‘It will take 170 years for men and women to have parity in the workplace’ was the startling statement put to those attending Investigo’s Women in Property event last week. Speaking on gender inequality, Dan Robertson, previously of the ENEI, asked us to consider why is it taking so long for equality to be reached? Are we willing to wait?
Providing the results based on evidence on numerous studies, Dan presented a view of the modern workplace landscape. He illustrated how both our conscious and unconscious bias has allowed us to arrive at a place where women account for half of the workforce yet, still remain significantly under-represented.

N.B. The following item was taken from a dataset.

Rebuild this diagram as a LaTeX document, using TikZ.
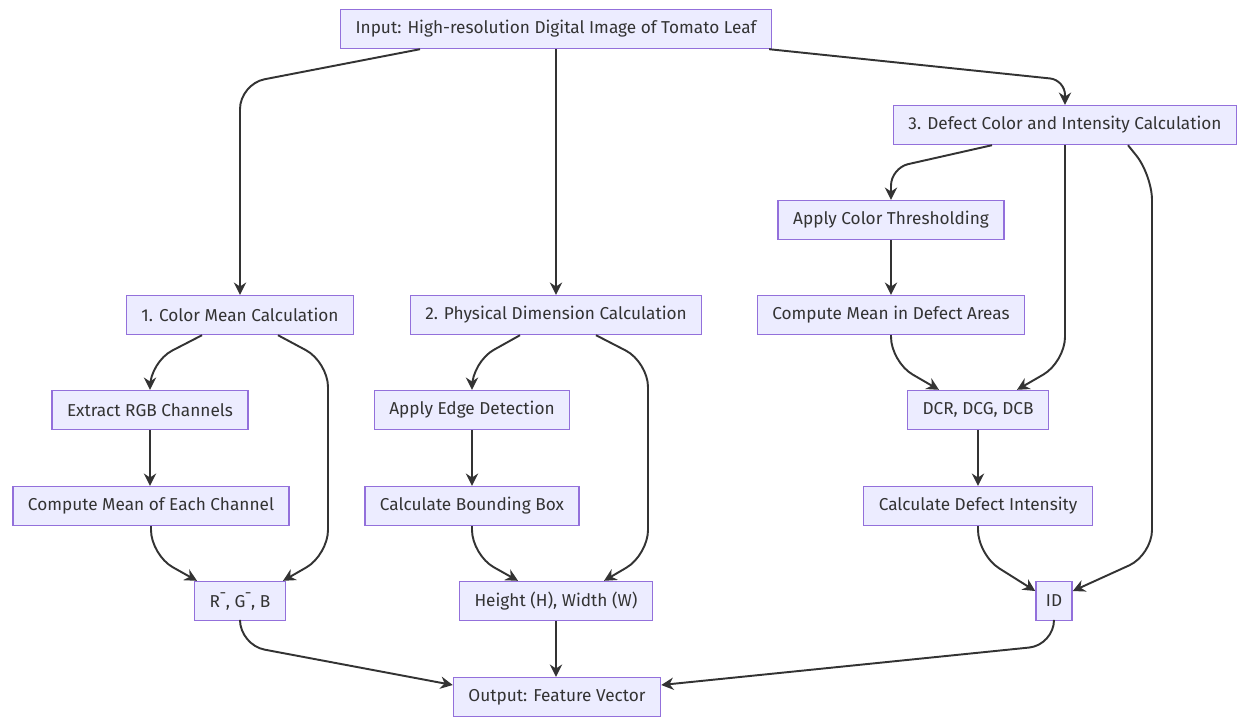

In a world where 50% of C-Suite Executives polled believed all things being equal (qualification, experience, ability to do the job), that a man would perform better at board level than a woman and, where ‘assertiveness’ in a male executive is frequently considered as ‘bossy’ in a woman, it is clear that our unconscious bias is still an issue to be addressed.
The above experience is something our first speaker, Pinar Cetinkaya, could relate to. Pinar is a Senior FM Manager for CBRE, heading up teams in Istanbul, Athens and Tel Aviv. As one of only two female graduates in mechanical engineering she was used to hearing her choices were not considered as those “for girls”. Not one to be dissuaded by popular opinion she successfully forged a career in a series of male dominated workplaces. Testament to her tenacity and ability, Pinar pushed through gender related obstacles that ranged from being the only woman in an entire workforce (they didn’t even have a female toilet) to dealing with reluctance to outright refusal to carry out her requests from some of the male members of her team. Faced with these real discriminations she was frequently infuriated, constantly considering what she could do differently and asking herself why she was putting herself though this. Her advice to those encountering the same challenges – ‘keep at it’.
This sentiment was echoed by Dan Robertson. He explained that if we don’t want our great granddaughters working with the same gender inequality, we need to address it consistently and at every level. ’Call it out’ suggested Dan, if you suspect decisions are being taken, even unconsciously or benevolently, with gender as a consideration - ’call it out’. Whilst there is certainly a bigger picture to be considered, the government could go further to create complete equality when it comes to maternity and paternity pay for example, bringing in allies across gender and age groups to call out gender inequality.
Investigo would like to thank our speakers, Pinar Cetinkaya and Dan Robertson, our hosts Sally Clift HR Business Partner at CBRE and Norma Bresciani Managing Director at Servest and Bank of America Merrill Lynch for the use of their fantastic venue.
We are delighted to announce that the event raised over £400 for BAML’s chosen charity Magic Breakfast, making sure no children go to school too hungry to learn.